We conclude that as a prerequisite to recovering under the ICFA each class member will have to make an individual showing that Old Kent proximately caused his or her damages. See Hoffman, 1999 WL 184179 at *3. Plaintiff cites no basis to sway the Court to retreat from this procedure, and its repeated use by our colleagues reaffirms our belief in its validity. ApplyingLindsey, we conclude that the causation and damages portions of the ICFA claims are better adjudicated as individual actions.
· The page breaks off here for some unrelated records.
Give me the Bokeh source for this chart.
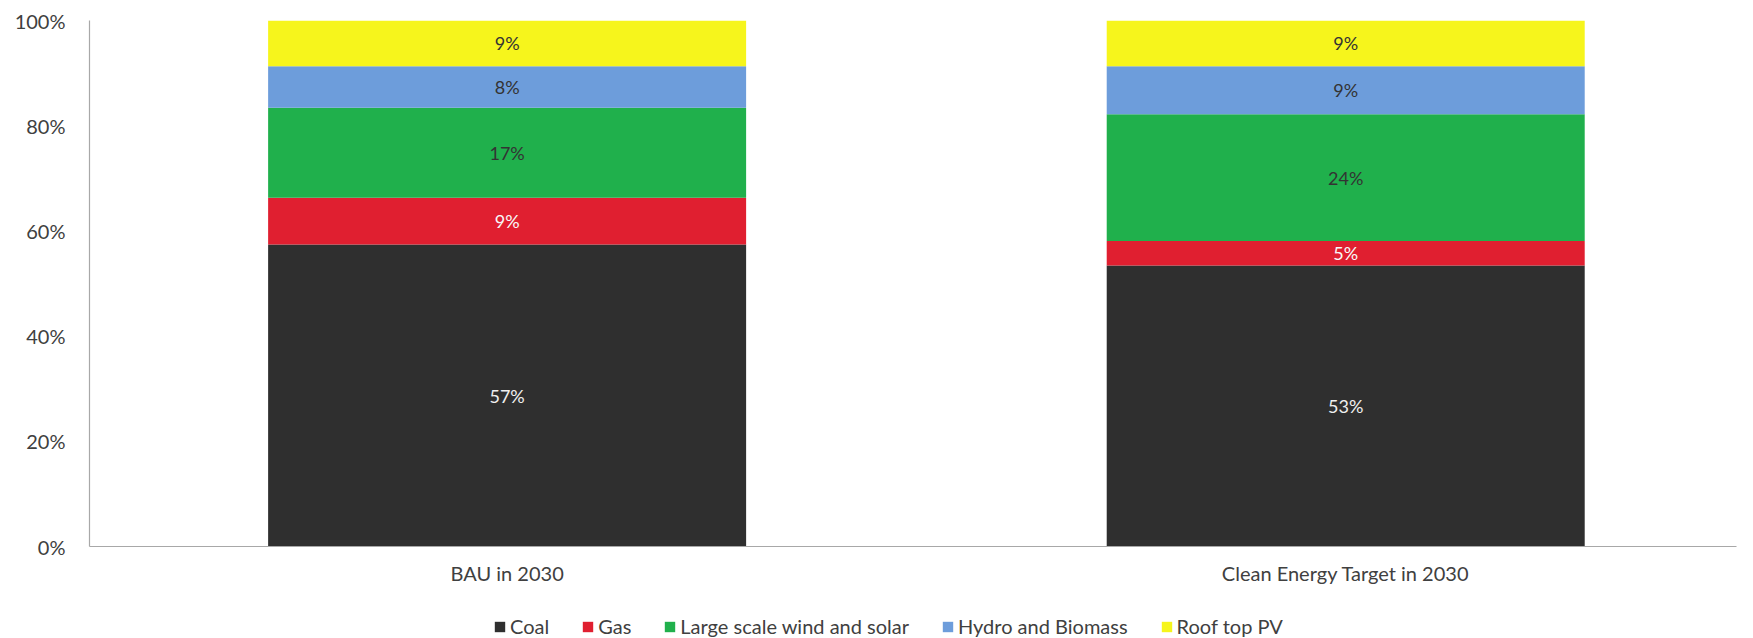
from bokeh.plotting import figure
from bokeh.layouts import column
from bokeh.models import (ColumnDataSource, Range1d, NumeralTickFormatter,
                          Legend, LegendItem, FixedTicker)
from bokeh.core.properties import value
from bokeh.embed import file_html
from bokeh.resources import INLINE

categories = ["BAU in 2030", "Clean Energy Target in 2030"]
series = ["Coal", "Gas", "Large scale wind and solar", "Hydro and Biomass", "Roof top PV"]
coal = [0.574, 0.534]
gas = [0.089, 0.047]
wind_solar = [0.171, 0.241]
hydro_biomass = [0.079, 0.091]
rooftop_pv = [0.087, 0.087]
y_ticks = [0, 0.2, 0.4, 0.6, 0.8, 1.0]

colors = ["#2f2f2f", "#e01f30", "#20b04c", "#6d9ddb", "#f6f51c"]
label_colors = ["#f0f0f0", "#f8f8f8", "#333333", "#333333", "#333333"]
FONT = "Lato"
TXT = "#404040"

xpos = [i + 0.5 for i in range(len(categories))]
data = {"x": xpos, "Coal": coal, "Gas": gas,
        "Large scale wind and solar": wind_solar,
        "Hydro and Biomass": hydro_biomass, "Roof top PV": rooftop_pv}
src = ColumnDataSource(data)

p = figure(x_range=Range1d(0.002, 1.966), y_range=Range1d(0, 1.0),
           width=1737, height=598, output_backend="svg", toolbar_location=None,
           min_border_left=89, min_border_right=1, min_border_top=20, min_border_bottom=52)
p.outline_line_color = None
p.grid.visible = False

rs = p.vbar_stack(series, x="x", width=0.57, color=colors, source=src, line_color=None)

# segment labels
vals = [coal, gas, wind_solar, hydro_biomass, rooftop_pv]
for i in range(len(categories)):
    base = 0.0
    xs, ys, ts, cs = [], [], [], []
    for k, v in enumerate(vals):
        xs.append(xpos[i]); ys.append(base + v[i] / 2)
        ts.append(f"{round(v[i]*100)}%"); cs.append(label_colors[k])
        base += v[i]
    p.text(x=xs, y=ys, text=ts, text_color=cs, text_align="center", text_baseline="middle",
           text_font=value(FONT), text_font_size="18px")

p.yaxis.ticker = FixedTicker(ticks=y_ticks)
p.yaxis.formatter = NumeralTickFormatter(format="0%")
p.xaxis.ticker = FixedTicker(ticks=xpos)
p.xaxis.major_label_overrides = {x: c for x, c in zip(xpos, categories)}
for ax in (p.xaxis, p.yaxis):
    ax.axis_line_color = "#a8a8a8"
    ax.axis_line_width = 1.2
    ax.major_tick_line_color = None
    ax.minor_tick_line_color = None
    ax.major_label_text_font = FONT
    ax.major_label_text_color = TXT
    ax.major_label_text_font_size = "20px"
p.yaxis.major_label_standoff = 18
p.xaxis.major_label_standoff = 8

# legend strip below the chart (bars drawn out of view, only used as legend glyphs)
lg = figure(x_range=Range1d(0, 2), y_range=Range1d(10, 11),
            width=1737, height=40, output_backend="svg", toolbar_location=None,
            x_axis_type=None, y_axis_type=None,
            min_border_left=0, min_border_right=0, min_border_top=0, min_border_bottom=0)
lg.outline_line_color = None
lg.grid.visible = False
lrs = lg.vbar_stack(series, x="x", width=0.57, color=colors, source=src, line_color=None)
legend = Legend(items=[LegendItem(label=s, renderers=[r]) for s, r in zip(series, lrs)],
                orientation="horizontal", location=(404, 0),
                label_text_font=FONT, label_text_font_size="20px", label_text_color=TXT,
                glyph_width=13, glyph_height=13, spacing=32, label_standoff=4,
                border_line_color=None, background_fill_alpha=0, padding=0, margin=0)
lg.add_layout(legend)

open("out.html", "w").write(file_html(column(p, lg, spacing=0), INLINE))
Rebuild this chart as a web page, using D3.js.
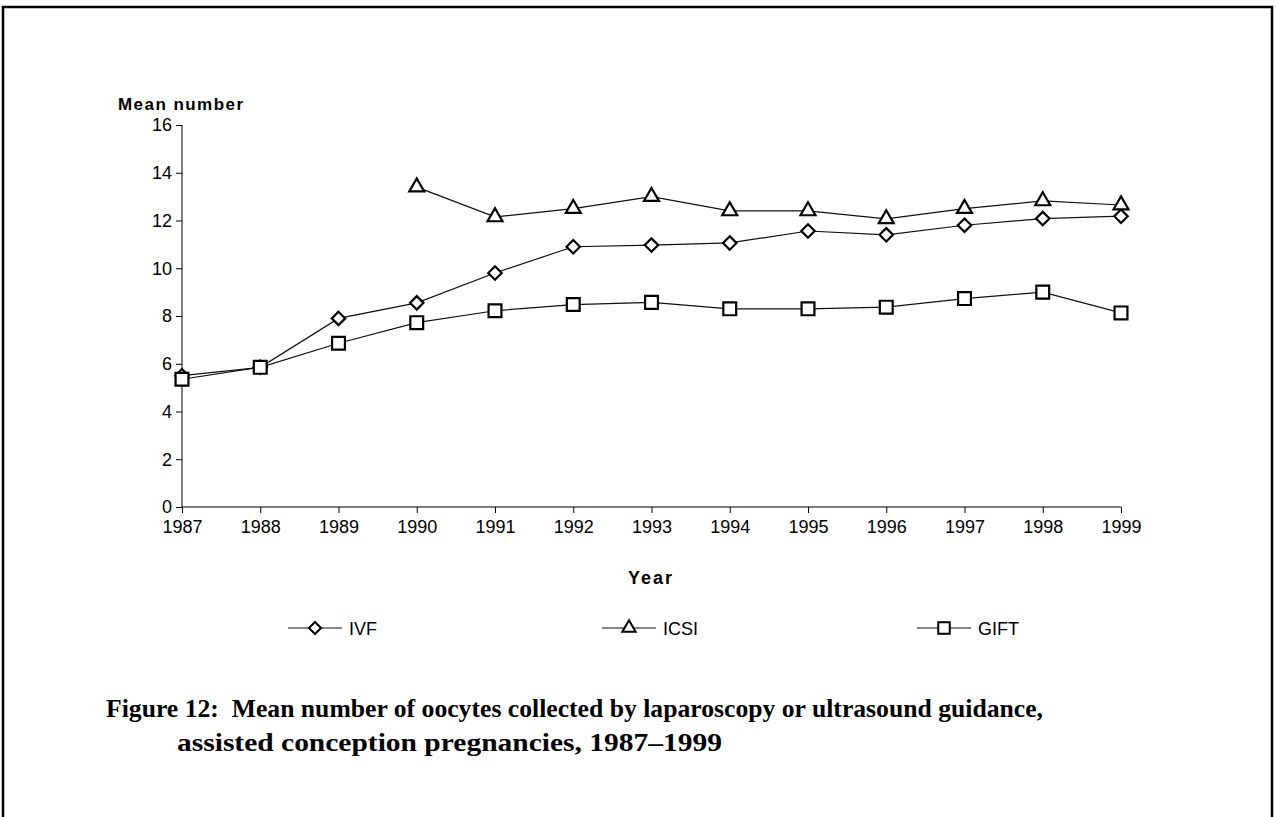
<!DOCTYPE html>
<html><head><meta charset="utf-8">
<script src="https://cdn.jsdelivr.net/npm/d3@7"></script>
<style>body{margin:0;background:#fff}svg{display:block}</style>
</head><body>
<script>
const years = [1987,1988,1989,1990,1991,1992,1993,1994,1995,1996,1997,1998,1999];
const ivf  = [5.5,5.85,7.9,8.55,9.8,10.9,10.97,11.06,11.56,11.4,11.8,12.08,12.18];
const icsi = [null,null,null,13.4,12.15,12.5,13.0,12.4,12.4,12.07,12.5,12.82,12.65];
const gift = [5.35,5.85,6.86,7.72,8.22,8.48,8.57,8.3,8.3,8.37,8.73,9.0,8.13];
const yTicks = [0,2,4,6,8,10,12,14,16];
const seriesNames = ["IVF","ICSI","GIFT"];
const captionLines = ["Figure 12:  Mean number of oocytes collected by laparoscopy or ultrasound guidance,","assisted conception pregnancies, 1987\u20131999"];

const W=1276,H=817;
const svg=d3.select("body").append("svg").attr("width",W).attr("height",H);
svg.append("rect").attr("x",3).attr("y",7).attr("width",1269).attr("height",H+20)
  .attr("fill","none").attr("stroke","#000").attr("stroke-width",2.5);

const x=d3.scalePoint().domain(years).range([182,1121]);
const y=d3.scaleLinear().domain([0,16]).range([507,125]);
const font="Arial, 'Liberation Sans', sans-serif";

const gy=svg.append("g").attr("transform","translate(182,0)")
  .call(d3.axisLeft(y).tickValues(yTicks).tickSize(6).tickPadding(4));
gy.select(".domain").attr("stroke","#000").attr("d","M0,125V507");
gy.selectAll("text").attr("font-family",font).attr("font-size",18).attr("fill","#000");
const gx=svg.append("g").attr("transform","translate(0,507)")
  .call(d3.axisBottom(x).tickSize(6).tickPadding(4));
gx.select(".domain").attr("stroke","#000").attr("d","M182,0H1121");
gx.selectAll("text").attr("font-family",font).attr("font-size",18).attr("fill","#000").attr("dy","0.9em");

svg.append("text").attr("x",118).attr("y",110).attr("font-family",font).attr("font-weight","bold")
  .attr("font-size",17).attr("textLength",125).attr("lengthAdjust","spacing").text("Mean number");
svg.append("text").attr("x",628).attr("y",584).attr("font-family",font)
  .attr("font-weight","bold").attr("font-size",18).attr("textLength",44).attr("lengthAdjust","spacing").text("Year");

const symbols=[d3.symbolDiamond2,d3.symbolTriangle2,d3.symbolSquare2];
const sizes=[115,160,210];
const data=[ivf,icsi,gift];
const line=d3.line().defined(d=>d.v!=null).x(d=>x(d.yr)).y(d=>y(d.v));
data.forEach((arr,i)=>{
  const pts=years.map((yr,j)=>({yr,v:arr[j]}));
  svg.append("path").datum(pts).attr("d",line).attr("fill","none").attr("stroke","#111").attr("stroke-width",1.2);
});
data.forEach((arr,i)=>{
  const pts=years.map((yr,j)=>({yr,v:arr[j]})).filter(d=>d.v!=null);
  svg.selectAll(null).data(pts).enter().append("path")
    .attr("d",d3.symbol().type(symbols[i]).size(sizes[i]))
    .attr("transform",d=>`translate(${x(d.yr)},${y(d.v)})`)
    .attr("fill","#fff").attr("stroke","#000").attr("stroke-width",2.2);
});

// legend
const legX=[288,602,917];
seriesNames.forEach((n,i)=>{
  const g=svg.append("g").attr("transform",`translate(${legX[i]},628)`);
  g.append("line").attr("x1",0).attr("x2",54).attr("stroke","#111").attr("stroke-width",1.2);
  g.append("path").attr("d",d3.symbol().type(symbols[i]).size(sizes[i]*0.8)).attr("transform","translate(27,0)")
    .attr("fill","#fff").attr("stroke","#000").attr("stroke-width",2);
  g.append("text").attr("x",61).attr("y",6.5).attr("font-family",font).attr("font-size",18).text(n);
});

const serif="'Liberation Serif','Times New Roman',serif";
svg.append("text").attr("x",106).attr("y",717).attr("font-family",serif)
  .attr("font-weight","bold").attr("font-size",25).attr("textLength",937).attr("lengthAdjust","spacingAndGlyphs")
  .style("white-space","pre").text(captionLines[0]);
svg.append("text").attr("x",177).attr("y",751).attr("font-family",serif)
  .attr("font-weight","bold").attr("font-size",25).attr("textLength",545).attr("lengthAdjust","spacingAndGlyphs")
  .text(captionLines[1]);
</script>
</body></html>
Finally, Plaintiff claims Old Kent violated the MVRISA, which is actionable under the SFAA. See Lee v. Nationwide Cassel, 675 N.E.2d 599, 604 (Ill. 1996); 205 ILCS 660/8.5. The MVRISA requires every motor vehicle retail installment contract to disclose sixteen enumerated items. See 815 ILCS § 375/5. The Act also provides that "[a] retail installment contract which complies with the federal Truth in Lending Act, amendments thereto, and any regulations issued or which may be issued thereunder, shall be deemed to be in compliance with the provisions of this Section." Id. Thus, determining the merits of the MVRISA claim, including damages, requires an analysis of whether Old Kent complied with the TILA. Because we have previously held that TILA causation and damages issues are better adjudicated as individual matters, see Lindsey, 1997 WL 269627 at *4.5; Romaker v. Crossland Mort. Corp., 1996 WL 254299 at *2 (N.D. Ill. May 10, 1996), we likewise believe that causation and damages issues of MVRISA claims, made actionable under the SFAA, are not susceptible to class wide resolution because of their individual nature. Accordingly, as with the ICFA claim, the liability aspects of the MVRISA/SFAA claim may proceed as a class action, but the causation and damages issues may not.
CONCLUSION
For the foregoing reasons, we deny Plaintiff's motion for leave to amend, and grant Plaintiff's motion for class certification in part, and deny it in part.